FIG. 2 is a flow diagram illustrating the basic steps involved in sending a CDMA transmission according to the prior art. At START it is assumed that information from an information source (such as a caller's voice) is available and that a connection has been established with a receiving node. At step 205, the audible voice information is sampled and digitally encoded. The encoded information is then organized into frames (step 210). Error detection bits are then added (step 215) so that the receiver can evaluate the integrity of the received data. The resulting signal is then convolutionally encoded (step 220). Block interleaving is then performed (step 225) on the resulting signal to further enhance the receiver's ability to reconstruct the bit stream with a minimum of error. The interleaved signal is then spread by a pseudonoise (PN) code (step 230), a long code is applied (step 235) and a Walsh code is used to spread the wave form and provide channelization (step 240). I and Q short codes are added (step 245) and the results filtered (step 250) before being combined and spread (step 255), then amplified (step 260) for transmission.

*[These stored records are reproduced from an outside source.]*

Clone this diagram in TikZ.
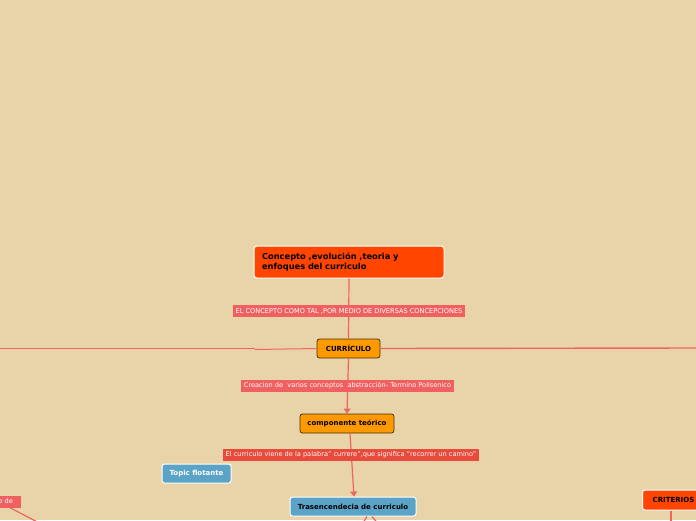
\documentclass[tikz,border=0pt]{standalone}
\usepackage{fontspec}
\setmainfont{DejaVu Sans}
\usetikzlibrary{arrows.meta}
\definecolor{bg}{RGB}{232,212,168}
\definecolor{titlered}{RGB}{255,69,0}
\definecolor{orangebox}{RGB}{255,153,0}
\definecolor{salmon}{RGB}{240,96,96}
\definecolor{redlabel}{RGB}{232,74,60}
\definecolor{linecol}{RGB}{240,100,95}
\definecolor{bluebox}{RGB}{92,164,199}
\definecolor{darkborder}{RGB}{70,50,20}
\tikzset{
  mainbox/.style={rectangle, rounded corners=3pt, fill=titlered, draw=white, line width=1pt, font=\fontsize{8.3}{10}\selectfont\bfseries, text=black, align=left, inner xsep=8pt},
  orangenode/.style={rectangle, rounded corners=2.5pt, fill=orangebox, draw=darkborder, line width=0.8pt, font=\fontsize{7}{8}\selectfont\bfseries, text=black, inner sep=0pt},
  bluenode/.style={rectangle, rounded corners=2.5pt, fill=bluebox, draw=white, line width=1pt, font=\fontsize{7}{8}\selectfont\bfseries, inner sep=0pt},
  critnode/.style={rectangle, rounded corners=2.5pt, fill=titlered, draw=white, line width=1pt, font=\fontsize{7}{8}\selectfont\bfseries, text=black, inner sep=0pt},
  lbl/.style={rectangle, fill=salmon, text=white, font=\fontsize{6.6}{7.5}\selectfont, inner xsep=3pt, inner ysep=0pt, minimum height=12pt},
  conn/.style={draw=linecol, line width=1.2pt},
  arr/.style={conn, -{Triangle[width=7pt,length=5pt]}},
}
\begin{document}
\begin{tikzpicture}[x=1pt,y=-1pt]
\useasboundingbox (0,0) rectangle (696,520);
\clip (0,0) rectangle (696,520);
\fill[bg] (0,0) rectangle (696,520);

% nodes
\node[mainbox, minimum width=190pt, minimum height=32pt, text width=174pt] (title) at (349,262)
  {Concepto ,evolución ,teoria y\\enfoques del curriculo};
\node[orangenode, minimum width=63pt, minimum height=19pt] (curr) at (348.5,348.5) {CURRÍCULO};
\node[orangenode, minimum width=94pt, minimum height=19pt] (comp) at (347,423.5) {componente teórico};
\node[bluenode, text=white, minimum width=69pt, minimum height=19pt] (topic) at (196.5,473.5) {Topic flotante};
\node[bluenode, text=black, minimum width=126pt, minimum height=19pt] (tras) at (353,506.5) {Trasencendecia de curriculo};
\node[critnode, anchor=west, minimum width=62pt, minimum height=20pt] (crit) at (642,500) {CRITERIOS};

% free ends
\coordinate (leftend) at (0,348.5);
\coordinate (leftmid) at (255,348.5);
\coordinate (rightend) at (696,348);
\coordinate (critout) at (671,525);
\coordinate (trasA) at (361,526);
\coordinate (trasB) at (380,526);
\coordinate (diagout) at (45,526);

% connectors
\draw[conn] (title.south) -- (curr.north);
\draw[conn, line width=1.6pt] (leftend) -- (leftmid);
\draw[conn, line width=1pt] (leftmid |- 0,349.5) -- (curr.west);
\draw[conn, line width=1.4pt] (curr.east) -- (rightend);
\draw[arr] (curr.south) -- (comp.north);
\draw[arr] ([xshift=3pt]comp.south) -- ([xshift=1pt]tras.north);
\draw[conn] ([xshift=14pt]tras.south) -- (trasA);
\draw[conn] ([xshift=19pt]tras.south) -- (trasB);
\draw[conn] (crit.south -| critout) -- (critout);

% edge labels
\node[lbl] (l1) at (349,311) {EL CONCEPTO COMO TAL ,POR MEDIO DE DIVERSAS CONCEPCIONES};
\node[lbl] (l2) at (347.5,386) {Creacion de\ \ varios conceptos\ \ abstracción- Termino Polisenico};
\node[lbl, fill=redlabel] (l3) at (351,455) {El curriculo viene de la palabra" currere",que significa "recorrer un camino"};
\node[lbl, anchor=east, minimum width=30pt, align=right] (l4) at (21,501.5) {e de};
\draw[conn] ([xshift=-11pt]l4.south east) -- (diagout);
\end{tikzpicture}
\end{document}
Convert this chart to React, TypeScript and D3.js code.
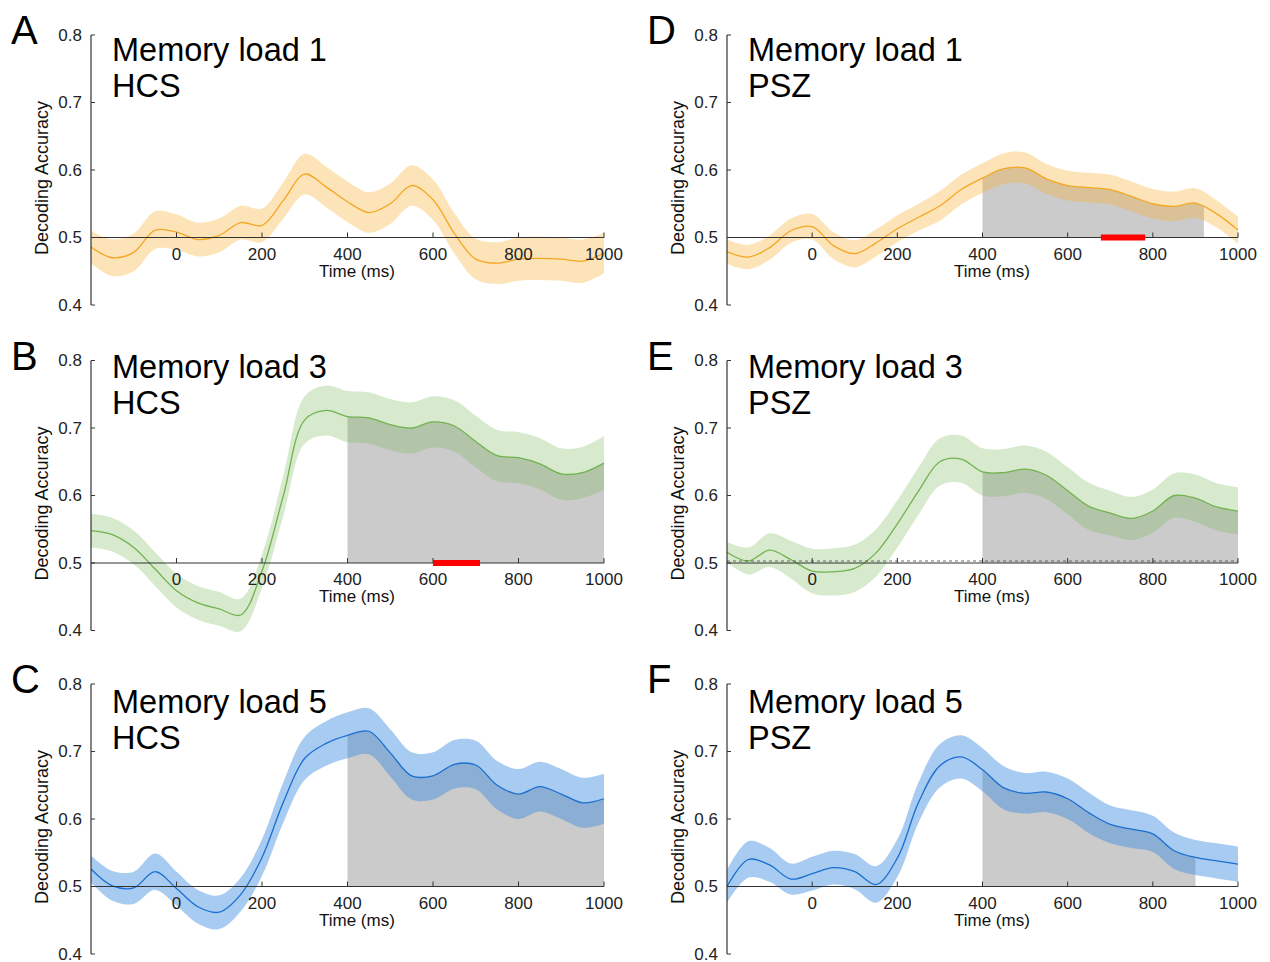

As alluded to above, mobile stations and the network they are a part of are presently being used to carry an increasingly large amount of traffic. Not only is the number of ordinary voice calls increasing, but so is the number of other uses to which mobile stations can be put. Short message service (SMS) messaging and instant messaging are becoming more popular, faxes and emails can be sent through mobile stations, and World Wide Web pages can be downloaded. Portable personal computers can be equipped to send through the network data files such as spreadsheets, word processing documents, and slide presentations. All of this information may enter and leave the network infrastructure through the air interface, meaning that more efficient methods of radio transmission are constantly in demand. The present invention presents a solution that addresses this growing need.